MATERIAL:
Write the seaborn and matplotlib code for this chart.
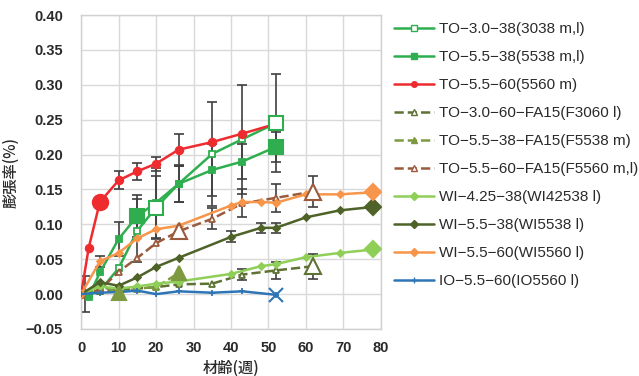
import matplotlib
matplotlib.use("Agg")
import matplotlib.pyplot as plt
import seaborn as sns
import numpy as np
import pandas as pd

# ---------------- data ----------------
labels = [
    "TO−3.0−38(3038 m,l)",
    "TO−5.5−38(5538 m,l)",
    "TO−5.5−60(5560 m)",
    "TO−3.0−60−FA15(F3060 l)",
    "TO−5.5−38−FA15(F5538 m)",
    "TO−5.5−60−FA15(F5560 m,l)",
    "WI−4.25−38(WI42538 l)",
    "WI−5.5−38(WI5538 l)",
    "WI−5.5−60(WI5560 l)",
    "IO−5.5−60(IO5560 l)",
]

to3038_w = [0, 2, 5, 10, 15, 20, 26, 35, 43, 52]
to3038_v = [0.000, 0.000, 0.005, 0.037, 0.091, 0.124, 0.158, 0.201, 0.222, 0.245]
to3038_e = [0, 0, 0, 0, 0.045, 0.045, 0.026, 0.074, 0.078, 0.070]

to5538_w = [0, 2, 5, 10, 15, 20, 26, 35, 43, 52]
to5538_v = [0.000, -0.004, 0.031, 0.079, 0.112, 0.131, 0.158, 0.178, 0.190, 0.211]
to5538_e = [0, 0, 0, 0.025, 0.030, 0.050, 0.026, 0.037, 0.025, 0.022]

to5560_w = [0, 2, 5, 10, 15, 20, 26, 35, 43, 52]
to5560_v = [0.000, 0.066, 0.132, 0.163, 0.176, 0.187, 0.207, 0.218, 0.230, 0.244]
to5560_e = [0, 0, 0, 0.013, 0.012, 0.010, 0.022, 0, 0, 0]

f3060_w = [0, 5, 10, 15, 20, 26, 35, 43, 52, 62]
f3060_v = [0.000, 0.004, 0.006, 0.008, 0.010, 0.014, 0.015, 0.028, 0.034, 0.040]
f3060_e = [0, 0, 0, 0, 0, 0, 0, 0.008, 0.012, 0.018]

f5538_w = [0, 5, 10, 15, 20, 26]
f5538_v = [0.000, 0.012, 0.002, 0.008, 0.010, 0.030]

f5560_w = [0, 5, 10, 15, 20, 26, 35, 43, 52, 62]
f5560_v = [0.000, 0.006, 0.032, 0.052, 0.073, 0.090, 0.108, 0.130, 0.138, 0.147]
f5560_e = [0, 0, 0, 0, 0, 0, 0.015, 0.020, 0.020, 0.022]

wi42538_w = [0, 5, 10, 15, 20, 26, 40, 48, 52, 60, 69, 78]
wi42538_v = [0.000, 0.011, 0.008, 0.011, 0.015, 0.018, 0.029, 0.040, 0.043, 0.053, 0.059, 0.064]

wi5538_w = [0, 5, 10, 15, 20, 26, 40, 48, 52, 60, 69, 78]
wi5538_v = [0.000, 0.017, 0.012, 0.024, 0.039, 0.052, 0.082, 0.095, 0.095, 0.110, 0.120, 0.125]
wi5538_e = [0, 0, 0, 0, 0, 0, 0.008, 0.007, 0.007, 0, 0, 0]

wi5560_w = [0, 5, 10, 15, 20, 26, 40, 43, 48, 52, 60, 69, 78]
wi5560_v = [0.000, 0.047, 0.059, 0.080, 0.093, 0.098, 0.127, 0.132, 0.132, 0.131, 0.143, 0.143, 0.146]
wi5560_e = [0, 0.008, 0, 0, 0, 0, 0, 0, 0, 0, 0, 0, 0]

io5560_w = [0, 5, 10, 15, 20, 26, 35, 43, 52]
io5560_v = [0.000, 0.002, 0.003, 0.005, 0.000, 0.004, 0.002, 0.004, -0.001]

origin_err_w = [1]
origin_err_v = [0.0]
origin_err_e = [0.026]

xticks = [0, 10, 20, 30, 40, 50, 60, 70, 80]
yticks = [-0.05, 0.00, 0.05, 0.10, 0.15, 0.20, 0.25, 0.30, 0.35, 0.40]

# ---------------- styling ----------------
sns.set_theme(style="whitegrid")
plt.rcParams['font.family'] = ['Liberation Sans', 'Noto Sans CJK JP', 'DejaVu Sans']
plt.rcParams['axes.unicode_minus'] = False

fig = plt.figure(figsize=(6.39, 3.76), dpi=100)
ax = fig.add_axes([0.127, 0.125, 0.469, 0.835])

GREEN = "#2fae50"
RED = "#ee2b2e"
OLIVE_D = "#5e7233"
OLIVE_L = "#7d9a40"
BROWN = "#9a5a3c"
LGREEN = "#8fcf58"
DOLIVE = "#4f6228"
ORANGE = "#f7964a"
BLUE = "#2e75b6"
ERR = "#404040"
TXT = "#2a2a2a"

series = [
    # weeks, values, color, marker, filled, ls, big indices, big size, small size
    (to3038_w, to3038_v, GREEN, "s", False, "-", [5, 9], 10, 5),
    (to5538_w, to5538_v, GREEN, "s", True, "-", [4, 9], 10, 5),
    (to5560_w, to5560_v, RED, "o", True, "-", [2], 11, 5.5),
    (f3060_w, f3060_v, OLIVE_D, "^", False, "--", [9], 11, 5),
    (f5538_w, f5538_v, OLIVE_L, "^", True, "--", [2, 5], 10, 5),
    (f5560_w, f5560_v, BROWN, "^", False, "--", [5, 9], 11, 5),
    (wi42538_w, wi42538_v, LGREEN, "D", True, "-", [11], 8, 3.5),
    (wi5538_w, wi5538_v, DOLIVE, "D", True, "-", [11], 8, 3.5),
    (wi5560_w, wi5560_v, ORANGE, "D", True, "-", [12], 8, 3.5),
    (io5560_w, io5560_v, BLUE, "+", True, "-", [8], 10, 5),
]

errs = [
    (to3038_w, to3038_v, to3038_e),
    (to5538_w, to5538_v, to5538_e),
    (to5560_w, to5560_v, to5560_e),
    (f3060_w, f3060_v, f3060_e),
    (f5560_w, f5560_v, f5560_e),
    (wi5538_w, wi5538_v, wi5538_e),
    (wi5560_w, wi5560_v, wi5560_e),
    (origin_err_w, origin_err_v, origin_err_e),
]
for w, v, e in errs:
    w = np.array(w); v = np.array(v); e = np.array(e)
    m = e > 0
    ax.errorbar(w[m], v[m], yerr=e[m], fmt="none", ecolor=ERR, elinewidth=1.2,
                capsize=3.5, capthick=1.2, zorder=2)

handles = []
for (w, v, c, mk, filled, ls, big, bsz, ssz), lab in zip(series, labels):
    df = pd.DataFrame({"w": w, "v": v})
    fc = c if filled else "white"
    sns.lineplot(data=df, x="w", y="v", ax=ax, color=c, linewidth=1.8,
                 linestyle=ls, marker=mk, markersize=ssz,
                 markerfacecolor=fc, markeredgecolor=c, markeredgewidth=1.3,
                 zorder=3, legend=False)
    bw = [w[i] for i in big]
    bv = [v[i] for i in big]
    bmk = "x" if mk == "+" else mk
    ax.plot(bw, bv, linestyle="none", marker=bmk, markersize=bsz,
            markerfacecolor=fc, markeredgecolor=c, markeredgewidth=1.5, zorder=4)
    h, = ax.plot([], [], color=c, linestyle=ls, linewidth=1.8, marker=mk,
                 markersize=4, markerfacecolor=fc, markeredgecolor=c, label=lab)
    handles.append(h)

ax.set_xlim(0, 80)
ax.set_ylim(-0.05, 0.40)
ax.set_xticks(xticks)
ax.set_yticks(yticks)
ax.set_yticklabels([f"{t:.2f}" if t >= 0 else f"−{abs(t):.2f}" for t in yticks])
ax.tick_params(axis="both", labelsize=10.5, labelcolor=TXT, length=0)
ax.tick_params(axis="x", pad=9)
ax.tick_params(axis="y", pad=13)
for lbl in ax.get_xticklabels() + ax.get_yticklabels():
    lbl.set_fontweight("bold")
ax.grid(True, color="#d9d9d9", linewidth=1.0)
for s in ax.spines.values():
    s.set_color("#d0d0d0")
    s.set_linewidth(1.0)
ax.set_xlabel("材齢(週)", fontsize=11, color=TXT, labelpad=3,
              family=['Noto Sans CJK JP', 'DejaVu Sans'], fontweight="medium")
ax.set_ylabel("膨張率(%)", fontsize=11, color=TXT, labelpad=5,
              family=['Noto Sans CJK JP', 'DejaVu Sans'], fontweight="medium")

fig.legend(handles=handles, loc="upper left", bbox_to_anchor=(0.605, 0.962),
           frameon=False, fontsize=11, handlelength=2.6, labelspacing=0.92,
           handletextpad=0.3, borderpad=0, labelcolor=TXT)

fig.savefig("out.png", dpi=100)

TASK DETAILS: Your task is to reproduce exactly the lines from the start of the data above through the line containing "0, 0, 0, 0, 0]", leaving every picture out.

ANSWER TO THIS EXERCISE:
Write the seaborn and matplotlib code for this chart.
import matplotlib
matplotlib.use("Agg")
import matplotlib.pyplot as plt
import seaborn as sns
import numpy as np
import pandas as pd

# ---------------- data ----------------
labels = [
    "TO−3.0−38(3038 m,l)",
    "TO−5.5−38(5538 m,l)",
    "TO−5.5−60(5560 m)",
    "TO−3.0−60−FA15(F3060 l)",
    "TO−5.5−38−FA15(F5538 m)",
    "TO−5.5−60−FA15(F5560 m,l)",
    "WI−4.25−38(WI42538 l)",
    "WI−5.5−38(WI5538 l)",
    "WI−5.5−60(WI5560 l)",
    "IO−5.5−60(IO5560 l)",
]

to3038_w = [0, 2, 5, 10, 15, 20, 26, 35, 43, 52]
to3038_v = [0.000, 0.000, 0.005, 0.037, 0.091, 0.124, 0.158, 0.201, 0.222, 0.245]
to3038_e = [0, 0, 0, 0, 0.045, 0.045, 0.026, 0.074, 0.078, 0.070]

to5538_w = [0, 2, 5, 10, 15, 20, 26, 35, 43, 52]
to5538_v = [0.000, -0.004, 0.031, 0.079, 0.112, 0.131, 0.158, 0.178, 0.190, 0.211]
to5538_e = [0, 0, 0, 0.025, 0.030, 0.050, 0.026, 0.037, 0.025, 0.022]

to5560_w = [0, 2, 5, 10, 15, 20, 26, 35, 43, 52]
to5560_v = [0.000, 0.066, 0.132, 0.163, 0.176, 0.187, 0.207, 0.218, 0.230, 0.244]
to5560_e = [0, 0, 0, 0.013, 0.012, 0.010, 0.022, 0, 0, 0]

f3060_w = [0, 5, 10, 15, 20, 26, 35, 43, 52, 62]
f3060_v = [0.000, 0.004, 0.006, 0.008, 0.010, 0.014, 0.015, 0.028, 0.034, 0.040]
f3060_e = [0, 0, 0, 0, 0, 0, 0, 0.008, 0.012, 0.018]

f5538_w = [0, 5, 10, 15, 20, 26]
f5538_v = [0.000, 0.012, 0.002, 0.008, 0.010, 0.030]

f5560_w = [0, 5, 10, 15, 20, 26, 35, 43, 52, 62]
f5560_v = [0.000, 0.006, 0.032, 0.052, 0.073, 0.090, 0.108, 0.130, 0.138, 0.147]
f5560_e = [0, 0, 0, 0, 0, 0, 0.015, 0.020, 0.020, 0.022]

wi42538_w = [0, 5, 10, 15, 20, 26, 40, 48, 52, 60, 69, 78]
wi42538_v = [0.000, 0.011, 0.008, 0.011, 0.015, 0.018, 0.029, 0.040, 0.043, 0.053, 0.059, 0.064]

wi5538_w = [0, 5, 10, 15, 20, 26, 40, 48, 52, 60, 69, 78]
wi5538_v = [0.000, 0.017, 0.012, 0.024, 0.039, 0.052, 0.082, 0.095, 0.095, 0.110, 0.120, 0.125]
wi5538_e = [0, 0, 0, 0, 0, 0, 0.008, 0.007, 0.007, 0, 0, 0]

wi5560_w = [0, 5, 10, 15, 20, 26, 40, 43, 48, 52, 60, 69, 78]
wi5560_v = [0.000, 0.047, 0.059, 0.080, 0.093, 0.098, 0.127, 0.132, 0.132, 0.131, 0.143, 0.143, 0.146]
wi5560_e = [0, 0.008, 0, 0, 0, 0, 0, 0, 0, 0, 0, 0, 0]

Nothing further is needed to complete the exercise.